What’s dwelling replacement cost coverage?
How much protection dwelling coverage comes with depends on the type of dwelling coverage that a policy has. These should be evaluated in light of the potential cost of rebuilding a house, which can go up over time and spike if a disaster affects much of the state.
Actual cash value coverage normally insures a home for up to the value that it’d sell at. This normally ensures that homeowners can pay off their mortgage and receive their equity, but it might not cover the cost of rebuilding a house.
Replacement cost coverage normally insures a home for up to what it’d likely cost to rebuild. This should make it likely that a destroyed house can be rebuilt to its pre-disaster state.

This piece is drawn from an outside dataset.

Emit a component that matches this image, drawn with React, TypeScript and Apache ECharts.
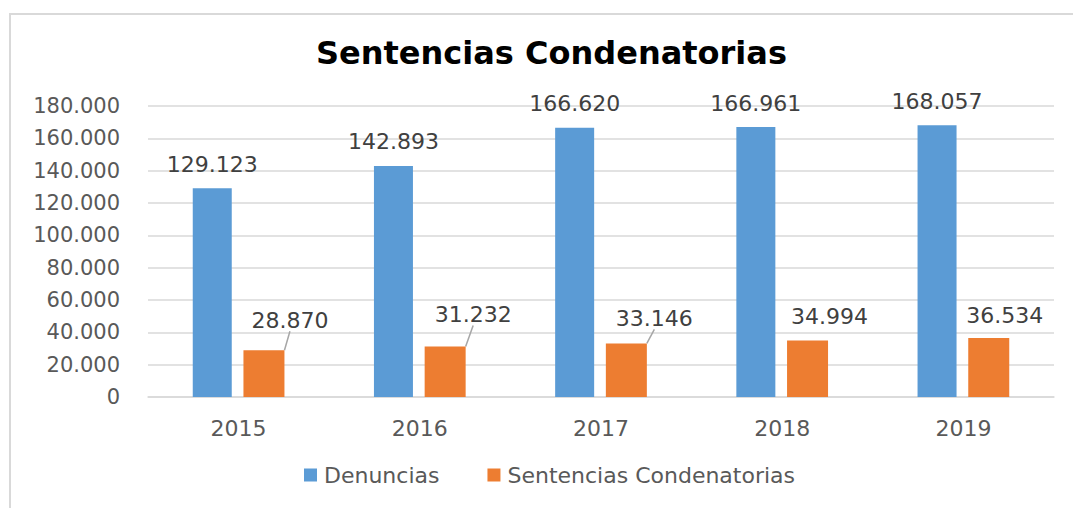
import React, { useEffect, useRef } from "react";
import * as echarts from "echarts";

const years = ["2015", "2016", "2017", "2018", "2019"];
const denuncias = [129123, 142893, 166620, 166961, 168057];
const sentencias = [28870, 31232, 33146, 34994, 36534];
const sentLabelShift = [
  [26, -14],
  [28, -16],
  [28, -9],
  [22, -8],
  [16, -6],
];
const sentLeader = [true, true, true, false, false];

const fmt = (v: number) => {
  const s = Math.round(v).toString();
  return s.replace(/\B(?=(\d{3})+(?!\d))/g, ".");
};

const FONT = "DejaVu Sans";
const TXT = "#595959";

export default function App() {
  const ref = useRef<HTMLDivElement>(null);
  useEffect(() => {
    if (!ref.current) return;
    const chart = echarts.init(ref.current, null, { renderer: "svg" });
    chart.setOption({
      animation: false,
      backgroundColor: "#ffffff",
      title: {
        text: "Sentencias Condenatorias",
        left: 311,
        top: 32,
        textStyle: {
          fontFamily: "DejaVu Sans",
          fontWeight: "bold",
          fontSize: 32,
          color: "#000000",
        },
      },
      graphic: [
        {
          type: "line",
          shape: { x1: 9, y1: 14, x2: 1073, y2: 14 },
          style: { stroke: "#D9D9D9", lineWidth: 2 },
        },
        {
          type: "line",
          shape: { x1: 10, y1: 14, x2: 10, y2: 508 },
          style: { stroke: "#D9D9D9", lineWidth: 2 },
        },
      ],
      legend: {
        bottom: 17,
        left: 299,
        itemWidth: 13,
        itemHeight: 13,
        itemGap: 48,
        icon: "rect",
        textStyle: {
          fontFamily: FONT,
          fontSize: 22,
          color: TXT,
          padding: [0, 0, 0, 2],
        },
        data: ["Denuncias", "Sentencias Condenatorias"],
      },
      grid: { left: 148, right: 19, top: 106, bottom: 111 },
      xAxis: {
        type: "category",
        data: years,
        axisTick: { show: false },
        axisLine: { lineStyle: { color: "#D9D9D9", width: 1.5 } },
        axisLabel: {
          fontFamily: FONT,
          fontSize: 22,
          color: TXT,
          margin: 20,
        },
      },
      yAxis: {
        type: "value",
        min: 0,
        max: 180000,
        interval: 20000,
        axisLine: { show: false },
        axisTick: { show: false },
        splitLine: { lineStyle: { color: "#D9D9D9", width: 1.5 } },
        axisLabel: {
          fontFamily: FONT,
          fontSize: 21,
          color: TXT,
          margin: 28,
          formatter: (v: number) => fmt(v),
        },
      },
      series: [
        {
          name: "Denuncias",
          type: "bar",
          data: denuncias,
          barWidth: 39,
          barGap: "30%",
          itemStyle: { color: "#5B9BD5" },
          label: {
            show: true,
            position: "top",
            distance: 13,
            fontFamily: FONT,
            fontSize: 22,
            color: "#404040",
            formatter: (p: any) => fmt(p.value),
          },
        },
        {
          name: "Sentencias Condenatorias",
          type: "bar",
          data: sentencias.map((v, i) => ({
            value: v,
            labelLine: { show: sentLeader[i] },
          })),
          barWidth: 41,
          itemStyle: { color: "#ED7D31" },
          label: {
            show: true,
            position: "top",
            distance: 5,
            fontFamily: FONT,
            fontSize: 22,
            color: "#404040",
            formatter: (p: any) => fmt(p.value),
          },
          labelLayout: (p: any) => ({
            dx: sentLabelShift[p.dataIndex][0],
            dy: sentLabelShift[p.dataIndex][1],
          }),
          labelLine: {
            show: true,
            lineStyle: { color: "#A6A6A6", width: 1.5 },
          },
        },
      ],
    });
    return () => chart.dispose();
  }, []);
  return (
    <div
      ref={ref}
      style={{ position: "fixed", left: 0, top: 0, width: 1073, height: 508 }}
    />
  );
}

Guaranteed/extended replacement cost coverage normally adds more coverage onto what replacement cost provides. For instance, guaranteed replacement cost might increase the maximum limit by 25%. This further ensures that a home can likely be rebuilt even if construction costs spike. Not all insurance companies offer guaranteed or extended replacement cost coverage.
An insurance agent who specializes in homeowners policies can help Massachusetts residents evaluate these options and their dwelling coverage needs.
What are the various abbreviations for home insurance policies?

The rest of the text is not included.